# DIRECTIONS
Print only the lines from the top of the data through the line with "import numpy as np", both included, skipping every picture.

===== SUPPLIED DATA =====

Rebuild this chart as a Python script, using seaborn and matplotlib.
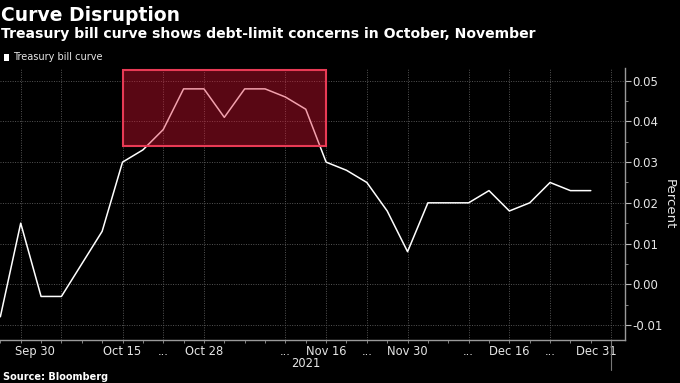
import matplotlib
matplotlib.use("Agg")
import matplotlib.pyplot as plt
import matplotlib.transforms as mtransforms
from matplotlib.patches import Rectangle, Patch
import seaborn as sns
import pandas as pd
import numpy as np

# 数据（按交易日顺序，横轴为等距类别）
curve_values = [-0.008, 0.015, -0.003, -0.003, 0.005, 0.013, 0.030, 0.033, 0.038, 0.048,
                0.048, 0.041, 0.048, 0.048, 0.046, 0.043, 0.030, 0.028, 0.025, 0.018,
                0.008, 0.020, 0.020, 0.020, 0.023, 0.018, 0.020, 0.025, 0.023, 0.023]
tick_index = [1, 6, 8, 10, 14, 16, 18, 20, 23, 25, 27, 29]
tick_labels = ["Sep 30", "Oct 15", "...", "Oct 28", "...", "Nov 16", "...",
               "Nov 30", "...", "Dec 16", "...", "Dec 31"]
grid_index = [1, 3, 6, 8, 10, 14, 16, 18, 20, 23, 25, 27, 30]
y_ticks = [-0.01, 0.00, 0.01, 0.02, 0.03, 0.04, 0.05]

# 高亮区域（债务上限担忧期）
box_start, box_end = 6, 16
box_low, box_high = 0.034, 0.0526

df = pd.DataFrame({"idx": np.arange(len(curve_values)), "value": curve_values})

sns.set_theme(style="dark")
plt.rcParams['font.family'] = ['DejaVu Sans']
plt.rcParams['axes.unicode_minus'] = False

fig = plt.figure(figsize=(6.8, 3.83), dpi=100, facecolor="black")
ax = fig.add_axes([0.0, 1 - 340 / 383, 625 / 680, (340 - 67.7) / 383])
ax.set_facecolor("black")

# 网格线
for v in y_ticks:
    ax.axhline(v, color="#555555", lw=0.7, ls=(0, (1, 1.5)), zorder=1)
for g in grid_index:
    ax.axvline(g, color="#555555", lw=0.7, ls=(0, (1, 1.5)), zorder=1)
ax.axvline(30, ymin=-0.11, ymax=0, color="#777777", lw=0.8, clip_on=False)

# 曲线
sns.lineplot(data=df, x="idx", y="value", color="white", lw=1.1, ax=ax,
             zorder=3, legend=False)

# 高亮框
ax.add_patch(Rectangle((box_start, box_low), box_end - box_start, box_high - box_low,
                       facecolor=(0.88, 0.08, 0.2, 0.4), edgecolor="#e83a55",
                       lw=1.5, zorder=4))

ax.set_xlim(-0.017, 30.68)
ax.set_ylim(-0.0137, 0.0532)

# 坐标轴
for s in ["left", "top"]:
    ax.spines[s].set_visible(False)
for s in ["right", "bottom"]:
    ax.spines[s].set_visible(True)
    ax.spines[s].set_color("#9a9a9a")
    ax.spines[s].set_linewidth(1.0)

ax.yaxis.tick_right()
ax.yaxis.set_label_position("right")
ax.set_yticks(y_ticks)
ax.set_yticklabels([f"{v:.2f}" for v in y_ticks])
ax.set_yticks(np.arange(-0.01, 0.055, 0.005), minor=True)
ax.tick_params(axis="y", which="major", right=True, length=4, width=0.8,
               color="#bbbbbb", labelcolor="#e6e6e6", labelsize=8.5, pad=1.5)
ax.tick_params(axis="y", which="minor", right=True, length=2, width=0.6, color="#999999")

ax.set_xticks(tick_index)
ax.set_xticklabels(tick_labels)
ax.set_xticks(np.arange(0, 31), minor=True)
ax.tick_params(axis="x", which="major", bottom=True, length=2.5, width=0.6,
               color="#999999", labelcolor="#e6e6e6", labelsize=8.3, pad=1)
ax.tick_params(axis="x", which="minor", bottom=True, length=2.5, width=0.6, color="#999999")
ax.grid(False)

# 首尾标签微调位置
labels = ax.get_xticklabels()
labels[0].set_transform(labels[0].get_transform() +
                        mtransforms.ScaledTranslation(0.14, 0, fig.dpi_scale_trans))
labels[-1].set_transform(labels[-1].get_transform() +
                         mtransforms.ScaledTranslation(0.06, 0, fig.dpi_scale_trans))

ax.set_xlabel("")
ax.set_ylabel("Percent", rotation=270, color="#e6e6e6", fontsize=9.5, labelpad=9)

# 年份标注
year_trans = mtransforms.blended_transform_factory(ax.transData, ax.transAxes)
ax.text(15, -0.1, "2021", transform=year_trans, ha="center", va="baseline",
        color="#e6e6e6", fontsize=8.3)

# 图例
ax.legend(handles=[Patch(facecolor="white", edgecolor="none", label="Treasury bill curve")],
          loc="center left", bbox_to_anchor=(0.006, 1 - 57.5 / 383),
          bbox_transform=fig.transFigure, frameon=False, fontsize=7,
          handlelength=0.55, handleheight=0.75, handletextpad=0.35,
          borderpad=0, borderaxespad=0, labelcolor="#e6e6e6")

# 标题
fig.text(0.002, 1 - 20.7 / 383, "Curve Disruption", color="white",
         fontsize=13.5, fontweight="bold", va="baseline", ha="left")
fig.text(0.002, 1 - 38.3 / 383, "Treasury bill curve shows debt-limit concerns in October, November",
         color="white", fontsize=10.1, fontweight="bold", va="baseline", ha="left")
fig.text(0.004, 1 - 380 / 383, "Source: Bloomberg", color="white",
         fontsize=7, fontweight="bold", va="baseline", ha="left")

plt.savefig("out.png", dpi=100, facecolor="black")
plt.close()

=====

# ANSWER FOR THE TASK
Rebuild this chart as a Python script, using seaborn and matplotlib.
import matplotlib
matplotlib.use("Agg")
import matplotlib.pyplot as plt
import matplotlib.transforms as mtransforms
from matplotlib.patches import Rectangle, Patch
import seaborn as sns
import pandas as pd
import numpy as np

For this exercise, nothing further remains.